An Identifiable Voting Option
When Ansaldi discovered Meridia’s EZ-VOTE solution, though, that concern vanished. EZ-VOTE can be set up for anonymous or user-identified vote tabulation. As residents arrived for Town Meeting, registrars provided them with wireless clickers whose ID numbers were entered next to their names in a spreadsheet stored on a shared server. The EZ-VOTE software, running on another laptop inside the tent, could import the information from that shared spreadsheet and then project residents’ names on a large voting tabulation screen for all to see. That approach would enable Wenham to hold the publicly-accountable Town Meeting that residents wanted while also enabling town administrators to conduct the meeting in a minimal period of time.

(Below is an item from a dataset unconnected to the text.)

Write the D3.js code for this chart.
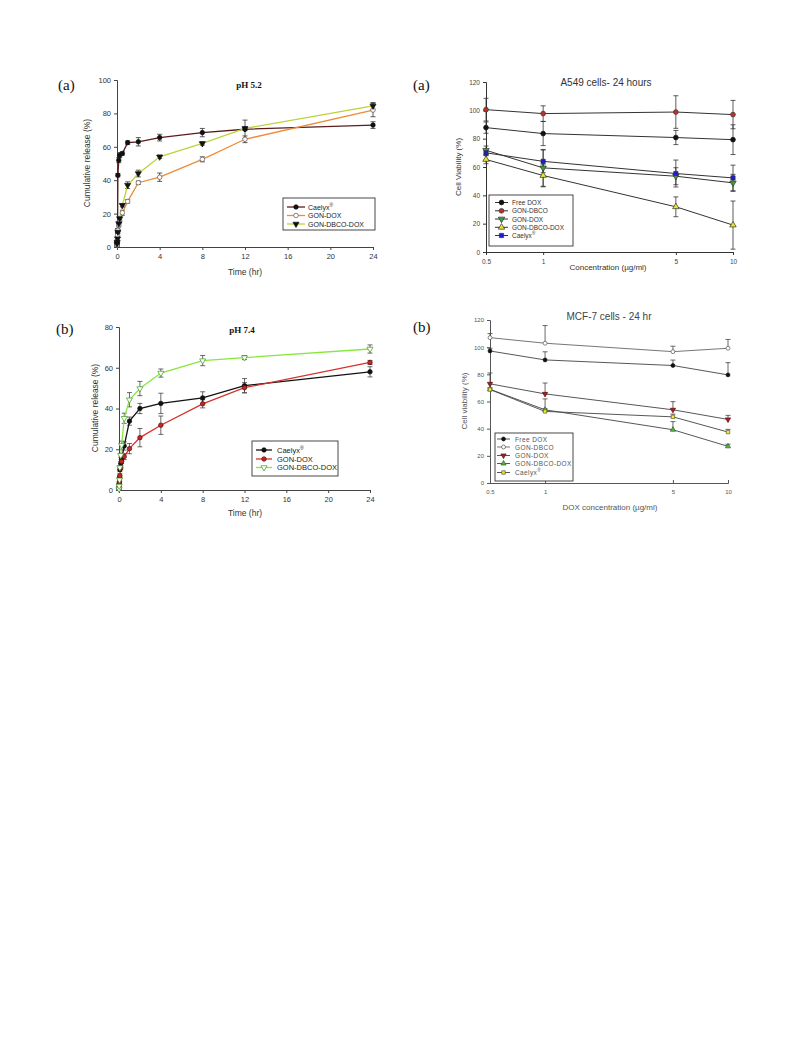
<!DOCTYPE html>
<html><head><meta charset="utf-8">
<script src="https://cdn.jsdelivr.net/npm/d3@7"></script>
<style>body{margin:0;background:#fff}svg{display:block}</style>
</head><body>
<svg id="c" width="793" height="1057"></svg>
<script>
// ---------- DATA ----------
const releaseTimes = [0, 0.0167, 0.05, 0.083, 0.167, 0.25, 0.5, 1, 2, 4, 8, 12, 24];
const timeTicks = [0, 4, 8, 12, 16, 20, 24];

// pH 5.2
const caelyx52 = [1, 2, 9, 43, 52, 55, 56, 62.5, 63, 65.5, 68.5, 70.5, 73];
const caelyx52Err = [1, 1, 2, 1, 1.5, 1.5, 1, 1, 2.5, 2, 2.5, 5.5, 2];
const gonDox52 = [1, 3, 7, 10, 13, 15.5, 20.5, 27.3, 38.5, 41.8, 52.5, 64.5, 82];
const gonDox52Err = [1, 1, 1, 1, 1, 1, 1.5, 1, 1, 2.5, 1.5, 2, 4];
const gonDbcoDox52 = [2, 3, 5, 9, 14, 17, 25, 37, 44, 54, 62, 71, 84.5];
const gonDbcoDox52Err = [1, 1, 1, 1, 1, 1, 1, 2, 2, 1, 1, 1, 2];

// pH 7.4
const caelyx74 = [1, 3, 6, 10, 13, 15, 21.6, 33.8, 40, 42.5, 45.2, 51.2, 58];
const caelyx74Err = [0.5, 1, 1, 1, 1, 1, 2, 2, 2.5, 5, 3, 3.5, 2.5];
const gonDox74 = [1, 2.5, 4, 7, 11, 14, 16.4, 20.3, 25.7, 31.8, 42.3, 50.2, 62.6];
const gonDox74Err = [0.5, 1, 1, 1, 1, 1, 1.5, 2.5, 4.5, 4.5, 2, 2.5, 1];
const gonDbcoDox74 = [0.5, 2, 5, 11, 17, 22, 35.2, 44.3, 49.8, 57.4, 63.5, 65, 69.2];
const gonDbcoDox74Err = [0.5, 1, 1, 1, 1, 2, 2.5, 3.5, 3.5, 2, 2.5, 1, 2];

// Cell viability
const concentrations = [0.5, 1, 5, 10];
const viabilityTicks = [0, 20, 40, 60, 80, 100, 120];

// A549
const freeDoxA549 = [87.8, 83.6, 80.8, 79.3];
const freeDoxA549Err = [4, 8.5, 5, 10.5];
const gonDbcoA549 = [100.5, 97.7, 98.8, 97];
const gonDbcoA549Err = [8, 5.5, 11.5, 10];
const gonDoxA549 = [71.8, 59.4, 53.5, 48.8];
const gonDoxA549Err = [3, 13, 6, 6];
const gonDbcoDoxA549 = [65.3, 54, 31.9, 19];
const gonDbcoDoxA549Err = [3, 8, 7, 17];
const caelyxA549 = [70, 64, 55.4, 52.3];
const caelyxA549Err = [2, 8, 9.5, 9];

// MCF-7
const freeDoxMCF = [97.2, 90.6, 86.5, 79.6];
const freeDoxMCFErr = [2, 6, 4, 9];
const gonDbcoMCF = [107, 102.9, 96.7, 99.2];
const gonDbcoMCFErr = [3, 13, 4, 6.5];
const gonDoxMCF = [73, 65.6, 53.9, 46.8];
const gonDoxMCFErr = [8, 8, 6, 3];
const gonDbcoDoxMCF = [69, 53.9, 39.2, 27];
const gonDbcoDoxMCFErr = [1, 8, 6, 1.5];
const caelyxMCF = [68.8, 52.7, 48.7, 37.5];
const caelyxMCFErr = [1, 2, 2, 2];

// ---------- DRAWING ----------
const svg = d3.select("#c");
const SANS = "'Liberation Sans', Arial, sans-serif";
const SERIF = "'Liberation Serif', 'Times New Roman', serif";

function symbolPath(type, size) {
  const map = {circle: d3.symbolCircle, square: d3.symbolSquare, down: d3.symbolTriangle, up: d3.symbolTriangle};
  return d3.symbol().type(map[type]).size(size)();
}
function drawMarker(g, x, y, s, size) {
  g.append("path").attr("d", symbolPath(s.shape, size))
    .attr("transform", `translate(${x},${y})` + (s.shape === "down" ? " rotate(180)" : ""))
    .attr("fill", s.fill).attr("stroke", s.mstroke).attr("stroke-width", 0.7);
}

function panel(cfg) {
  const g = svg.append("g");
  const x = cfg.x, y = cfg.y;
  // axes
  const yAx = d3.axisLeft(y).tickValues(cfg.yTicks).tickSize(3).tickPadding(3);
  const xAx = (cfg.xInside ? d3.axisTop(x) : d3.axisBottom(x)).tickValues(cfg.xTicks).tickSize(3).tickPadding(cfg.xInside ? -13 : 4)
    .tickFormat(cfg.xFormat || d3.format("d"));
  const ya = g.append("g").attr("transform", `translate(${x.range()[0]},0)`).call(yAx);
  const xa = g.append("g").attr("transform", `translate(0,${y.range()[0]})`).call(xAx);
  [ya, xa].forEach(a => {
    a.select(".domain").attr("stroke", cfg.axisColor).attr("stroke-width", 1);
    a.selectAll(".tick line").attr("stroke", cfg.axisColor);
    a.selectAll("text").attr("font-family", SANS).attr("font-size", cfg.tickFont).attr("fill", cfg.tickColor);
  });
  if (cfg.xInside) xa.selectAll(".tick text").attr("dy", "0.71em").attr("y", 7);
  // axis titles
  g.append("text").attr("x", cfg.xLabelPos[0]).attr("y", cfg.xLabelPos[1]).attr("text-anchor", "middle")
    .attr("font-family", SANS).attr("font-size", cfg.labelFont).attr("fill", cfg.labelColor).text(cfg.xLabel);
  g.append("text").attr("transform", `translate(${cfg.yLabelPos[0]},${cfg.yLabelPos[1]}) rotate(-90)`).attr("text-anchor", "middle")
    .attr("font-family", SANS).attr("font-size", cfg.labelFont).attr("fill", cfg.labelColor).text(cfg.yLabel);
  // panel letter and title
  g.append("text").attr("x", cfg.letterPos[0]).attr("y", cfg.letterPos[1]).attr("font-family", SERIF)
    .attr("font-size", 15).attr("fill", "#111").text(cfg.letter);
  g.append("text").attr("x", cfg.titlePos[0]).attr("y", cfg.titlePos[1]).attr("text-anchor", "middle")
    .attr("font-family", cfg.titleFamily).attr("font-weight", cfg.titleWeight).attr("font-size", cfg.titleSize)
    .attr("fill", cfg.titleColor).text(cfg.title);
  // series
  const line = d3.line().x(d => x(d[0])).y(d => y(d[1]));
  cfg.series.forEach(s => {
    const pts = cfg.xs.map((t, i) => [t, s.values[i], s.err[i]]);
    // error bars
    const eg = g.append("g").attr("stroke", cfg.errColor).attr("stroke-width", 0.8);
    pts.forEach(p => {
      const top = y(p[1] + p[2]), bot = cfg.upperOnly ? y(p[1]) : y(p[1] - p[2]);
      const cx = x(p[0]);
      eg.append("line").attr("x1", cx).attr("x2", cx).attr("y1", top).attr("y2", bot);
      eg.append("line").attr("x1", cx - cfg.cap).attr("x2", cx + cfg.cap).attr("y1", top).attr("y2", top);
      if (!cfg.upperOnly) eg.append("line").attr("x1", cx - cfg.cap).attr("x2", cx + cfg.cap).attr("y1", bot).attr("y2", bot);
    });
    g.append("path").datum(pts).attr("d", line).attr("fill", "none").attr("stroke", s.color).attr("stroke-width", cfg.lineWidth);
  });
  cfg.series.forEach(s => {
    cfg.xs.forEach((t, i) => drawMarker(g, x(t), y(s.values[i]), s, cfg.markerSize));
  });
  // legend
  const L = cfg.legend;
  g.append("rect").attr("x", L.box[0]).attr("y", L.box[1]).attr("width", L.box[2]).attr("height", L.box[3])
    .attr("fill", "#fff").attr("stroke", "#333").attr("stroke-width", 0.9);
  cfg.series.forEach((s, i) => {
    const yy = L.ys[i];
    g.append("line").attr("x1", L.lineX[0]).attr("x2", L.lineX[1]).attr("y1", yy).attr("y2", yy)
      .attr("stroke", s.color).attr("stroke-width", cfg.lineWidth);
    drawMarker(g, (L.lineX[0] + L.lineX[1]) / 2, yy, s, cfg.markerSize);
    const t = g.append("text").attr("x", L.textX).attr("y", yy + 2.5).attr("font-family", SANS)
      .attr("font-size", L.font).attr("fill", L.color).attr("letter-spacing", L.spacing || 0);
    if (s.name === "Caelyx") {
      t.append("tspan").text("Caelyx");
      t.append("tspan").attr("font-size", L.font * 0.7).attr("dy", -3).text("®");
    } else t.text(s.name);
  });
}

// Panel (a) pH 5.2
panel({
  x: d3.scaleLinear().domain([0, 24]).range([117, 373]),
  y: d3.scaleLinear().domain([0, 100]).range([247, 80]),
  xs: releaseTimes, xTicks: timeTicks, yTicks: [0, 20, 40, 60, 80, 100],
  axisColor: "#444", tickFont: 7.5, tickColor: "#333", labelFont: 8.5, labelColor: "#333",
  xLabel: "Time (hr)", xLabelPos: [245, 275], yLabel: "Cumulative release (%)", yLabelPos: [90, 163],
  letter: "(a)", letterPos: [58, 90], title: "pH 5.2", titlePos: [249, 88],
  titleFamily: SERIF, titleWeight: "bold", titleSize: 9, titleColor: "#111",
  errColor: "#333", cap: 2.5, lineWidth: 1.3, markerSize: 16,
  series: [
    {name: "Caelyx", values: caelyx52, err: caelyx52Err, color: "#5a1c1c", shape: "circle", fill: "#111", mstroke: "#111"},
    {name: "GON-DOX", values: gonDox52, err: gonDox52Err, color: "#f08a35", shape: "circle", fill: "#fff", mstroke: "#555"},
    {name: "GON-DBCO-DOX", values: gonDbcoDox52, err: gonDbcoDox52Err, color: "#bdd23a", shape: "down", fill: "#111", mstroke: "#111"}
  ],
  legend: {box: [283, 198, 92, 32], ys: [207, 215.5, 224], lineX: [287, 305], textX: 308, font: 7, color: "#222"}
});

// Panel (b) pH 7.4
panel({
  x: d3.scaleLinear().domain([0, 24]).range([119, 370]),
  y: d3.scaleLinear().domain([0, 80]).range([490, 327]),
  xs: releaseTimes, xTicks: timeTicks, yTicks: [0, 20, 40, 60, 80],
  axisColor: "#444", tickFont: 7.5, tickColor: "#333", labelFont: 8.5, labelColor: "#333",
  xLabel: "Time (hr)", xLabelPos: [245, 516], yLabel: "Cumulative release (%)", yLabelPos: [98, 408],
  letter: "(b)", letterPos: [56, 334], title: "pH 7.4", titlePos: [242, 333],
  titleFamily: SERIF, titleWeight: "bold", titleSize: 9, titleColor: "#111",
  errColor: "#444", cap: 2.5, lineWidth: 1.3, markerSize: 16,
  series: [
    {name: "Caelyx", values: caelyx74, err: caelyx74Err, color: "#111", shape: "circle", fill: "#111", mstroke: "#111"},
    {name: "GON-DOX", values: gonDox74, err: gonDox74Err, color: "#d8302c", shape: "circle", fill: "#c52525", mstroke: "#5a1010"},
    {name: "GON-DBCO-DOX", values: gonDbcoDox74, err: gonDbcoDox74Err, color: "#86e83c", shape: "down", fill: "#fff", mstroke: "#3c9a20"}
  ],
  legend: {box: [252, 441, 86, 35], ys: [450, 459, 467.5], lineX: [256, 272], textX: 277, font: 7.5, color: "#222"}
});

// Panel (a) A549
panel({
  x: d3.scaleLog().domain([0.5, 10]).range([486, 733]),
  y: d3.scaleLinear().domain([0, 120]).range([252, 82]),
  xs: concentrations, xTicks: concentrations, yTicks: viabilityTicks, xFormat: d => String(d),
  axisColor: "#333", tickFont: 6.5, tickColor: "#444", labelFont: 8, labelColor: "#333",
  xLabel: "Concentration (µg/ml)", xLabelPos: [608, 270], yLabel: "Cell Viability (%)", yLabelPos: [461, 167],
  letter: "(a)", letterPos: [413, 90], title: "A549 cells- 24 hours", titlePos: [606, 86],
  titleFamily: SANS, titleWeight: "normal", titleSize: 10, titleColor: "#333",
  errColor: "#333", cap: 2.5, lineWidth: 1, markerSize: 18,
  series: [
    {name: "Free DOX", values: freeDoxA549, err: freeDoxA549Err, color: "#333", shape: "circle", fill: "#111", mstroke: "#111"},
    {name: "GON-DBCO", values: gonDbcoA549, err: gonDbcoA549Err, color: "#333", shape: "circle", fill: "#c0302a", mstroke: "#333"},
    {name: "GON-DOX", values: gonDoxA549, err: gonDoxA549Err, color: "#333", shape: "down", fill: "#3f9c3a", mstroke: "#333"},
    {name: "GON-DBCO-DOX", values: gonDbcoDoxA549, err: gonDbcoDoxA549Err, color: "#333", shape: "up", fill: "#e6e62a", mstroke: "#333"},
    {name: "Caelyx", values: caelyxA549, err: caelyxA549Err, color: "#333", shape: "square", fill: "#1c1cd8", mstroke: "#333"}
  ],
  legend: {box: [489, 195, 84, 51], ys: [202.5, 210.8, 219, 227.3, 235.5], lineX: [495, 508], textX: 512, font: 6.5, color: "#333"}
});

// Panel (b) MCF-7
panel({
  x: d3.scaleLog().domain([0.5, 10]).range([490, 728]),
  y: d3.scaleLinear().domain([0, 120]).range([483, 320]),
  xs: concentrations, xTicks: concentrations, yTicks: viabilityTicks, xFormat: d => String(d), xInside: true,
  axisColor: "#555", tickFont: 6, tickColor: "#555", labelFont: 8, labelColor: "#555",
  xLabel: "DOX concentration (µg/ml)", xLabelPos: [610, 510], yLabel: "Cell viability (%)", yLabelPos: [467, 401],
  letter: "(b)", letterPos: [413, 332], title: "MCF-7 cells - 24 hr", titlePos: [609, 320],
  titleFamily: SANS, titleWeight: "normal", titleSize: 10, titleColor: "#444",
  errColor: "#444", cap: 2.5, lineWidth: 0.9, markerSize: 12, upperOnly: true,
  series: [
    {name: "Free DOX", values: freeDoxMCF, err: freeDoxMCFErr, color: "#444", shape: "circle", fill: "#111", mstroke: "#111"},
    {name: "GON-DBCO", values: gonDbcoMCF, err: gonDbcoMCFErr, color: "#666", shape: "circle", fill: "#fff", mstroke: "#555"},
    {name: "GON-DOX", values: gonDoxMCF, err: gonDoxMCFErr, color: "#444", shape: "down", fill: "#a82020", mstroke: "#5a1010"},
    {name: "GON-DBCO-DOX", values: gonDbcoDoxMCF, err: gonDbcoDoxMCFErr, color: "#444", shape: "up", fill: "#55b04a", mstroke: "#2c6a2a"},
    {name: "Caelyx", values: caelyxMCF, err: caelyxMCFErr, color: "#444", shape: "square", fill: "#f2f020", mstroke: "#555"}
  ],
  legend: {box: [495, 433, 78, 48], ys: [439, 447, 455.5, 463.5, 472.5], lineX: [497, 510], textX: 515, font: 6.5, color: "#555", spacing: 0.4}
});
</script>
</body></html>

“The value of EZ-VOTE was evident immediately,” Ansaldi says. “Everyone in town knew how long votes usually took, but with EZ-VOTE we had a complete and accurate vote count in, literally, 30 seconds. And even when the vote was close there was no question about its accuracy. There were no calls for hand recounts that could have taken half an hour to complete.”
Indeed, in showing the residents of Wenham how to use the clickers, the Interim Town Moderator directed them to look at the screen to see how their practice votes were associated with their name on the screen. Everyone could see that the screen reflected the vote they had cast, which created confidence in the system from the start.
“Instead of having a Town Meeting that carried on for three or four hours,” says Nicole Roebuck, Executive Assistant to the Wenham Town Administrator, “we were done in a little over an hour. We even recorded the whole event on YouTube so that residents who did not want to come out could see how the meeting went and how residents voted.”
“My sense is that the residents of Wenham will continue to use the EZ-VOTE system even when we don’t need to worry about the pandemic and social distancing,” says Ansaldi. “People like the Town Meeting process, but they’d rather get it done in one hour rather than four. Time is precious, and in the past we were asking them to give up a full evening or a Saturday afternoon to participate. EZ-VOTE definitely helped address a public health problem brought on by the pandemic, but it has also shown a new way to conduct Town Meetings and I think people are very excited by that.”